Guha's book is a meditation on how a large area of contemporary India's cultural and intellectual life has in fact been fashioned by exceptional individuals who have, in diverse ways, imbibed the spirit of liberalism, secularism, personal integrity and social commitment. Guha's heroes and heroines include environmentalists and social activists, teachers and scholars, scientists and writers, politicians and bureaucrats. Quietly purposeful and publicity-shy figures are described and discussed in finely crafted pieces, as are others whose career and achievements have been more public and prominent.

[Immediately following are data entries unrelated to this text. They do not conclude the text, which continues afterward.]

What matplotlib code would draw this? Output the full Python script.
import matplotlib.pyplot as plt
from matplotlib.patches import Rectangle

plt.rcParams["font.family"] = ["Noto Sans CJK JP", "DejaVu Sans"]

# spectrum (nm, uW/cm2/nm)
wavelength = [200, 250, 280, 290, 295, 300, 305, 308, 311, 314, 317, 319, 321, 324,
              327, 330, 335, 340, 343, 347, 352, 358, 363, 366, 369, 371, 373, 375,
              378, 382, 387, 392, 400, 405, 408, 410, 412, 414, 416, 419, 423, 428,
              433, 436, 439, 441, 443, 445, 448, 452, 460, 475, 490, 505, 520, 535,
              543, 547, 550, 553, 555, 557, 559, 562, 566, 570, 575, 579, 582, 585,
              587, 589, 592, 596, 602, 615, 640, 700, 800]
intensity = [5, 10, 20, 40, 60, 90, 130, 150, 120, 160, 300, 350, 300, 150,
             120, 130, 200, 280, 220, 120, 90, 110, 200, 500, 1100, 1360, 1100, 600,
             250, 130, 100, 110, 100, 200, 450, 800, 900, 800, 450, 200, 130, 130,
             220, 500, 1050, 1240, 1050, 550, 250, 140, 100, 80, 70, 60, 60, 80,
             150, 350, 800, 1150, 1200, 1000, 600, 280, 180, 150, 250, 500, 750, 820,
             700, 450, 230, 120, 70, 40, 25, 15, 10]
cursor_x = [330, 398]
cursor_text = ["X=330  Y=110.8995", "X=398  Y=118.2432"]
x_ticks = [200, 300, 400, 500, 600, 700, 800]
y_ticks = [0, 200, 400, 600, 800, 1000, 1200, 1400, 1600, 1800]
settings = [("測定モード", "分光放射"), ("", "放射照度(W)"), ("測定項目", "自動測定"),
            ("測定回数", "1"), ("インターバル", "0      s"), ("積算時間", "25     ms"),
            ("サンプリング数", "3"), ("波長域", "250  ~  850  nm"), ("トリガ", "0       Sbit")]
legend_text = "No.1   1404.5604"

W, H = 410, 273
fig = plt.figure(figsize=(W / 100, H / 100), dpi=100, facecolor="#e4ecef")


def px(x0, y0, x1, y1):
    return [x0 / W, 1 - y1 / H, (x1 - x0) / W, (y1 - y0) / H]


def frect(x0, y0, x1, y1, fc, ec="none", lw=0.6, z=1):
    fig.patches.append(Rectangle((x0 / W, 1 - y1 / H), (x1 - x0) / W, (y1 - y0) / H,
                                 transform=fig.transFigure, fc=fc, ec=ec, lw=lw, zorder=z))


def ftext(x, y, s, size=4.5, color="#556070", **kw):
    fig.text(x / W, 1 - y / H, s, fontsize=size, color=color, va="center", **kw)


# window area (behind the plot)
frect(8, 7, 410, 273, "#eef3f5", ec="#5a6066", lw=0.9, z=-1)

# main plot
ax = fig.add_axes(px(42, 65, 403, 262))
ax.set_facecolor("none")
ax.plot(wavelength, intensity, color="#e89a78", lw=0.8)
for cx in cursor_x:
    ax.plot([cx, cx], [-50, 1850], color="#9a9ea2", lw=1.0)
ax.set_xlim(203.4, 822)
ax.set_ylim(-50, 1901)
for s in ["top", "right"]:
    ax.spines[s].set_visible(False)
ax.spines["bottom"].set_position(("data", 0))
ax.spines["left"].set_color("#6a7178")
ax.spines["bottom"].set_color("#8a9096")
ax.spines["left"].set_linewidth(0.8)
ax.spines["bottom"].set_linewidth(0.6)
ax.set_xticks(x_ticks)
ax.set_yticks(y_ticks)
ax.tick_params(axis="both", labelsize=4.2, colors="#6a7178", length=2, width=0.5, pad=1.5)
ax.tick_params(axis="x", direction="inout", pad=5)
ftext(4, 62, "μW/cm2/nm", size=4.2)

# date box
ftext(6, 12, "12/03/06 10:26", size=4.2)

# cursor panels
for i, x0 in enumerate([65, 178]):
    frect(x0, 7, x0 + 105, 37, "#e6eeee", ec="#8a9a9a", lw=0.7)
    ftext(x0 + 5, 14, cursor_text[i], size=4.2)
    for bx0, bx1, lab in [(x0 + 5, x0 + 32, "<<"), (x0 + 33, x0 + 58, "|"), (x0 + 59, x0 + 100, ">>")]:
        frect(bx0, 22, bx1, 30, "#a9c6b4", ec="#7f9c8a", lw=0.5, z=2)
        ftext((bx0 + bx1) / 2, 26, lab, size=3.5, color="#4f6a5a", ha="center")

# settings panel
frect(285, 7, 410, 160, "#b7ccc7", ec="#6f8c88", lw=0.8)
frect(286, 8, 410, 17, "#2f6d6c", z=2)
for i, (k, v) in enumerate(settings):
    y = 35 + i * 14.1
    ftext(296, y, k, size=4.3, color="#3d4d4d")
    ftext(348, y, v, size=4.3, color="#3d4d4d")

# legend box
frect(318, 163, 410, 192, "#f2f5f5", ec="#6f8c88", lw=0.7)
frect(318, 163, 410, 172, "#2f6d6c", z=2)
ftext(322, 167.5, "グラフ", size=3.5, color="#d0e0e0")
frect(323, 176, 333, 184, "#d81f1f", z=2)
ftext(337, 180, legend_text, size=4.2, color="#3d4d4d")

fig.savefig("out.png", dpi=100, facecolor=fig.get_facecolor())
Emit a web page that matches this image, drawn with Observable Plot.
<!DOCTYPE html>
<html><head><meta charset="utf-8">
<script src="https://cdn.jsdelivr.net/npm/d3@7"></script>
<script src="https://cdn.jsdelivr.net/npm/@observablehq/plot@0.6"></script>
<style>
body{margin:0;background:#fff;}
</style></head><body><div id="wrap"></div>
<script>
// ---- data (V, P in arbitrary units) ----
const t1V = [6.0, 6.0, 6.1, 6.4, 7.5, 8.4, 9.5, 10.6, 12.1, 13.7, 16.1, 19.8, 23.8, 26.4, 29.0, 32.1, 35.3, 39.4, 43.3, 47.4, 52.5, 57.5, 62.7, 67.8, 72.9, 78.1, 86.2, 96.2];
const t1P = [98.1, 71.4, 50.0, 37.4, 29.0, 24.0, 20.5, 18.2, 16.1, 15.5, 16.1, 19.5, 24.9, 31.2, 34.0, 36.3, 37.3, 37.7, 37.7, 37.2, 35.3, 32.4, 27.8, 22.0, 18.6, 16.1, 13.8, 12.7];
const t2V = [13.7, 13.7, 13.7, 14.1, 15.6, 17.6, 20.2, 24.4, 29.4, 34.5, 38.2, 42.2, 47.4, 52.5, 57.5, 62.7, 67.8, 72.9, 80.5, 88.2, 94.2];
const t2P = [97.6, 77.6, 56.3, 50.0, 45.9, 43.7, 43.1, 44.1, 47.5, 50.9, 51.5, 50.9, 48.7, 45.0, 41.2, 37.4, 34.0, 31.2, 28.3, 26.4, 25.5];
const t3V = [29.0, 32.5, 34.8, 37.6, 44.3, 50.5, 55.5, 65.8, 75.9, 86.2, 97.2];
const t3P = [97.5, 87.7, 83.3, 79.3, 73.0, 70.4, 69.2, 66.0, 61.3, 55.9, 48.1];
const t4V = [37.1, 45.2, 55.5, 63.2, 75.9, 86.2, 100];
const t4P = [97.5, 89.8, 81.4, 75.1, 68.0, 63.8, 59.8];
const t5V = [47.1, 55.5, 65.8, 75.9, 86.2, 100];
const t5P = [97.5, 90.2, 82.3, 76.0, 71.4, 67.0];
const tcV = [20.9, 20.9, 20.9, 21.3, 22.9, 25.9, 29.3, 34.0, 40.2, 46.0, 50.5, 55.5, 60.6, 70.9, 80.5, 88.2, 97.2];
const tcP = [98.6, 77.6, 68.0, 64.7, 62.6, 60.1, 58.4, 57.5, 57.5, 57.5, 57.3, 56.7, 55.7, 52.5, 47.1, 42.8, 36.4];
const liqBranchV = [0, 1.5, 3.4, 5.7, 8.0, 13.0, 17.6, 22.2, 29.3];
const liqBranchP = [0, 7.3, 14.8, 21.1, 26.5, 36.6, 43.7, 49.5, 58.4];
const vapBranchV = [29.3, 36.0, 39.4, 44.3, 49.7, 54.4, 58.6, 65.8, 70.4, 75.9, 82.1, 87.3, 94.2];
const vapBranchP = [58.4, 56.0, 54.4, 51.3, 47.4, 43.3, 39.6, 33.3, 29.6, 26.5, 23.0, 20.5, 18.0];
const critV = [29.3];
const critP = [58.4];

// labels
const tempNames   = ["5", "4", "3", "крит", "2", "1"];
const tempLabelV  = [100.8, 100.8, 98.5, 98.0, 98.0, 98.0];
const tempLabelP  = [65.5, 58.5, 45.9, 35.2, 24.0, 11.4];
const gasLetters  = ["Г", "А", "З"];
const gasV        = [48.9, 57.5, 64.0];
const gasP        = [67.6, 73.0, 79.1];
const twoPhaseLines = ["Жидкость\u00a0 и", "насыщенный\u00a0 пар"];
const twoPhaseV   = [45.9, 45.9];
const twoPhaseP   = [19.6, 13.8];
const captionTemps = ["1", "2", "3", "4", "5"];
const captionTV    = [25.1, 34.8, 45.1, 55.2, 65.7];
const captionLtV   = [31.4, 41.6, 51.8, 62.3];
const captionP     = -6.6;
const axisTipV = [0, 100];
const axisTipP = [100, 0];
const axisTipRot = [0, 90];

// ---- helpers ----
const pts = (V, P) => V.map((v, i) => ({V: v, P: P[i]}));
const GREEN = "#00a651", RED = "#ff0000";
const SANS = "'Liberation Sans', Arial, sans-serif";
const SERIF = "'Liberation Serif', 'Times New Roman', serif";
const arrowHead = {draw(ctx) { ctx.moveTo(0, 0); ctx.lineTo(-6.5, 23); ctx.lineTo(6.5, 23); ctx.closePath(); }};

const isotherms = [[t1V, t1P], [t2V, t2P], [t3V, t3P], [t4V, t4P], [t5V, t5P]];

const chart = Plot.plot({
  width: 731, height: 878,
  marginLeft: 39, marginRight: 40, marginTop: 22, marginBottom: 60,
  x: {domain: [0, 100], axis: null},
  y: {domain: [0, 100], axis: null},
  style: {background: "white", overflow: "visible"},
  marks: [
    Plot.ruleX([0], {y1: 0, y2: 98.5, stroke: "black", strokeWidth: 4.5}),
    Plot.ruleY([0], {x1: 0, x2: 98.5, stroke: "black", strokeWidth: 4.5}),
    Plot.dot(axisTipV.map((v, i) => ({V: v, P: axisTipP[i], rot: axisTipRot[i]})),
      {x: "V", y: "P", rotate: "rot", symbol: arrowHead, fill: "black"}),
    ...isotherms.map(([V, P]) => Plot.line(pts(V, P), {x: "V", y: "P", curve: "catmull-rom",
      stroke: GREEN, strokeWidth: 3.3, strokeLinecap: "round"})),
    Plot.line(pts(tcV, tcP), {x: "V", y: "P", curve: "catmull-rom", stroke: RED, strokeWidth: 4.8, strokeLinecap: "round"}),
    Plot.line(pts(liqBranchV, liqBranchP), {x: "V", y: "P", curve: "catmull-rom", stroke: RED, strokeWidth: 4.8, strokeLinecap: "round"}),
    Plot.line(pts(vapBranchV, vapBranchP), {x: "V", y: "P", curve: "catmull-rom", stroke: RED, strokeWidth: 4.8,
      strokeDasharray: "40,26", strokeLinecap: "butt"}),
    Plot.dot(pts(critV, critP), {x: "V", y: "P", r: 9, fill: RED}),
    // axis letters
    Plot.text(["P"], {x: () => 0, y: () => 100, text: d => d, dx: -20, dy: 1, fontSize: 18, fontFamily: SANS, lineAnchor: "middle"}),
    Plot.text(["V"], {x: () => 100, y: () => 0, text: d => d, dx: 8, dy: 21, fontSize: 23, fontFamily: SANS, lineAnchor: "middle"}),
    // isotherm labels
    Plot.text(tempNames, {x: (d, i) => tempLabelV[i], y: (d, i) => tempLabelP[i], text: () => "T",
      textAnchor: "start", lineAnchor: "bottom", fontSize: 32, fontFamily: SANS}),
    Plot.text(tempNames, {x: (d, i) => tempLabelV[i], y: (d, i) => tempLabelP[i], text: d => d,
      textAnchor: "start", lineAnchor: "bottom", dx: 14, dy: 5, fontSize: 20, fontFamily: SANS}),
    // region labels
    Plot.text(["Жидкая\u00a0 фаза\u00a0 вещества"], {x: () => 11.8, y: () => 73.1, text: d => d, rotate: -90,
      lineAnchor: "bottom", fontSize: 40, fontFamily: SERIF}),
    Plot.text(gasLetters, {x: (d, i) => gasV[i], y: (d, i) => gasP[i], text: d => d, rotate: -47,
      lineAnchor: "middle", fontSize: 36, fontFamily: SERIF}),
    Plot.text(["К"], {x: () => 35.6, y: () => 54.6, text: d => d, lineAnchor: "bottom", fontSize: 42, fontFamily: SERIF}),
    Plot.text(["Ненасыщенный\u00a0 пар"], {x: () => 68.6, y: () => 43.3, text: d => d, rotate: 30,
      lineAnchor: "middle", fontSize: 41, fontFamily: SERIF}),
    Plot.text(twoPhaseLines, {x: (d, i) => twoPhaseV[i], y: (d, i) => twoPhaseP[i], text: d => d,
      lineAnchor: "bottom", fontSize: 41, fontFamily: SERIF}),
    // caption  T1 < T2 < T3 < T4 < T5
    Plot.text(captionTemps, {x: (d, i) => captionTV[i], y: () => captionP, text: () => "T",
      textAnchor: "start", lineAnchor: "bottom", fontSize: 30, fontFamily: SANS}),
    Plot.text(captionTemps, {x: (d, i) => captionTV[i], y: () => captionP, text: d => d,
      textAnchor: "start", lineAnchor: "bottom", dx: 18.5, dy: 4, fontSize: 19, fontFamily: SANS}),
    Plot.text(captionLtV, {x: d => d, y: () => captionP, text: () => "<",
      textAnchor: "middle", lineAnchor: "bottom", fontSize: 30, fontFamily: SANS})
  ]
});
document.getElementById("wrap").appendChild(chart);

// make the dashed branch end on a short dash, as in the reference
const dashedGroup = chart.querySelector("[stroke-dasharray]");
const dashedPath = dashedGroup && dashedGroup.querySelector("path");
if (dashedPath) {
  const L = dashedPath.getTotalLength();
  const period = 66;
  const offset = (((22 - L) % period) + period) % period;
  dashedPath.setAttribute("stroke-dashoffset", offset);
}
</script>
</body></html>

ABOUT THE AUTHOR Ramachandra Guha
Ramachandra Guha is a historian and columnist based in Bangalore. He has taught at the universities of Yale, Stanford, and Oslo, and at the Indian Institute of Science. His books include a pioneering environmental history, The Unquiet Woods (University of California Press, 1989), and an award-winning social history of cricket, A Corner of a Foreign Field (Picador, 2002). India after Gandhi (Macmillan/Ecco Press, 2007) was chosen as a book of the year by the Economist, the Washington Post, the Wall Street Journal, the San Francisco Chronicle, Time Out and Outlook; and as a book of the decade in the Times of India, the Times of London, and The Hindu. Guha's books and essays have been translated into more than twenty languages. The New York Times has referred to him as "perhaps the best among India's non fiction writers"; Time Magazine has called him "Indian democracy's preeminent chronicler".Ramachandra Guha's awards include the Leopold-Hidy Prize of the American Society of Environmental History, the Daily Telegraph/Cricket Society prize, the Malcolm Adiseshiah Award for excellence in social science research, the Ramnath Goenka Prize for excellence in journalism, and the R. K. Narayan Prize. In 2008 Prospect and Foreign Policy magazines nominated Guha as one of the world's hundred most influential intellectuals. In 2009 he was awarded the Padma Bhushan.